= Kendall Foss =

American journalist and author

Kendall Blackstone Foss (1904–1964) was a journalist and writer who helped found the Free University of Berlin in Berlin, Germany, in 1948. He served as liaison and mediator between German students and the American government. Recognizing Foss' role in its creation, the Free University of Berlin awarded Foss an honorary doctorate in 1954. He also had a 30-year career in journalism and writing that focused on foreign relations and business journalism.

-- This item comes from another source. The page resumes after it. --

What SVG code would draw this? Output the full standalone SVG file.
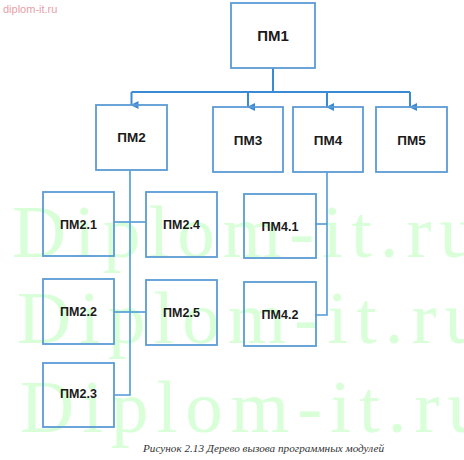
<svg xmlns="http://www.w3.org/2000/svg" width="464" height="460" viewBox="0 0 464 460">
  <style>
    .box { fill: none; stroke: #5b9bd5; stroke-width: 1.8; }
    .lbl { font-family: "Liberation Sans", Arial, sans-serif; font-weight: bold; fill: #1a1a1a; text-anchor: middle; }
    .top { font-size: 13.5px; }
    .sub { font-size: 12.5px; }
    .wm { font-family: "Liberation Serif", "Times New Roman", serif; font-size: 75px; fill: #ccffcc; opacity: 0.75; letter-spacing: 8px; }
    .conn { fill: none; stroke: #3b8ad4; stroke-width: 2; }
    .conn2 { fill: none; stroke: #4f9ad8; stroke-width: 1.6; }
  </style>
  <defs>
    <marker id="arr" markerWidth="8" markerHeight="8" refX="4" refY="7" orient="auto-start-reverse" markerUnits="userSpaceOnUse" viewBox="0 0 8 8">
      <path d="M0,0 L8,0 L4,8 Z" fill="#3b8ad4"/>
    </marker>
  </defs>
  <rect width="464" height="460" fill="#ffffff"/>

  <!-- watermarks -->
  <text x="3" y="13" font-family="Liberation Sans, Arial, sans-serif" font-size="11" fill="#e8a0a8">diplom-it.ru</text>
  <text class="wm" x="12" y="257">Diplom-it.ru</text>
  <text class="wm" x="17" y="343">Diplom-it.ru</text>
  <text class="wm" x="20" y="432">Diplom-it.ru</text>

  <g id="connectors">
    <polyline class="conn" points="273,68 273,92"/>
    <polyline class="conn" points="131.5,92 410,92"/>
    <line class="conn" x1="131.5" y1="92" x2="131.5" y2="105" marker-end="url(#arr)"/>
    <line class="conn" x1="248" y1="92" x2="248" y2="107" marker-end="url(#arr)"/>
    <line class="conn" x1="327" y1="92" x2="327" y2="107" marker-end="url(#arr)"/>
    <line class="conn" x1="410" y1="92" x2="410" y2="107" marker-end="url(#arr)"/>
    <polyline class="conn2" points="130,170 130,395 114,395"/>
    <line class="conn2" x1="114" y1="222" x2="146" y2="222"/>
    <line class="conn2" x1="114" y1="312" x2="146" y2="312"/>
    <polyline class="conn2" points="327,172 327,315 315,315"/>
    <line class="conn2" x1="315" y1="224" x2="327" y2="224"/>
  </g>

  <g id="pm1"><rect class="box" x="231" y="3" width="84" height="65"/><text class="lbl" x="273" y="41" font-size="15">ПМ1</text></g>
  <g id="pm2"><rect class="box" x="96" y="105" width="71" height="65"/><text class="lbl top" x="131.5" y="142">ПМ2</text></g>
  <g id="pm3"><rect class="box" x="213" y="107" width="70" height="65"/><text class="lbl top" x="248" y="145">ПМ3</text></g>
  <g id="pm4"><rect class="box" x="293" y="107" width="70" height="65"/><text class="lbl top" x="328" y="145">ПМ4</text></g>
  <g id="pm5"><rect class="box" x="376" y="107" width="71" height="65"/><text class="lbl top" x="411.5" y="145">ПМ5</text></g>

  <g id="pm2_1"><rect class="box" x="43" y="192" width="71" height="64"/><text class="lbl sub" x="78.5" y="229">ПМ2.1</text></g>
  <g id="pm2_4"><rect class="box" x="146" y="192" width="71" height="65"/><text class="lbl sub" x="181.5" y="229">ПМ2.4</text></g>
  <g id="pm4_1"><rect class="box" x="244" y="194" width="72" height="64"/><text class="lbl sub" x="280" y="231">ПМ4.1</text></g>
  <g id="pm2_2"><rect class="box" x="43" y="279" width="71" height="65"/><text class="lbl sub" x="78.5" y="316">ПМ2.2</text></g>
  <g id="pm2_5"><rect class="box" x="146" y="280" width="71" height="65"/><text class="lbl sub" x="181.5" y="317">ПМ2.5</text></g>
  <g id="pm4_2"><rect class="box" x="244" y="282" width="72" height="64"/><text class="lbl sub" x="280" y="319">ПМ4.2</text></g>
  <g id="pm2_3"><rect class="box" x="43" y="363" width="71" height="64"/><text class="lbl sub" x="78.5" y="398">ПМ2.3</text></g>

  <text x="143" y="452" font-family="Liberation Serif, 'Times New Roman', serif" font-style="italic" font-size="10.5" fill="#333333" textLength="241" lengthAdjust="spacingAndGlyphs">Рисунок 2.13 Дерево вызова программных модулей</text>
</svg>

==Early life and education==

Kendall Foss was born on January 24, 1904, in New Rochelle, New York, to Martin Moore Foss and Eliza Kendall Foss. After studying for one year at the Lawrenceville School in Lawrenceville, New Jersey, Foss graduated from Morristown School (now Morristown-Beard School) in Morristown, NJ in 1923. He then received his bachelor's degree from Harvard University in 1927. During his time at Harvard, Foss served as president of The Harvard Advocate, the oldest continually published college art and literary magazine. In 1944, Foss received a Nieman Fellowship, a prestigious mid-career fellowship for journalists, from the Nieman Foundation for Journalism at Harvard.

==Career before World War II==

Foss began his journalism career in 1927 as a reporter at United Press International's office in London and then as a correspondent for The New York Times in Germany. A few months after taking the job at the Times, he left to go on a year-long journey through the Soviet Union. He detailed his travel in the book Black bread and samovars: An account of an unconventional journey through Soviet Russia published in 1930. While living in the Soviet Union, Foss worked as a correspondent for International News Service. Returning to the U.S. in 1932, Foss worked as a reporter for The Washington Post. He later served as a public relations official for the Tennessee Valley Authority and then as a human resources executive with the Rural Electrification Administration (now the Rural Utilities Service).

==War and post-war career==

In 1944, Foss took on the role of contributing editor of Time Magazine, and he worked as a correspondent and political columnist for The New York Post. Foss then worked as a correspondent for the Die Neue Zeitung, a newspaper established by the U.S. Office of Military Government (OMG). The OMG administered the American Zone of Occupation in Germany and the American-controlled portion of Berlin. Die Neue Zeitung named Foss their editor-in-chief in 1948.

In 1954, Foss helped found Business International Corporation. He then served as managing editor of its weekly business magazine for 10 years.

==Family==

Kendall Foss married Maryanne Bishop on September 30, 1939. They had two children: Alexandra and Kristiana.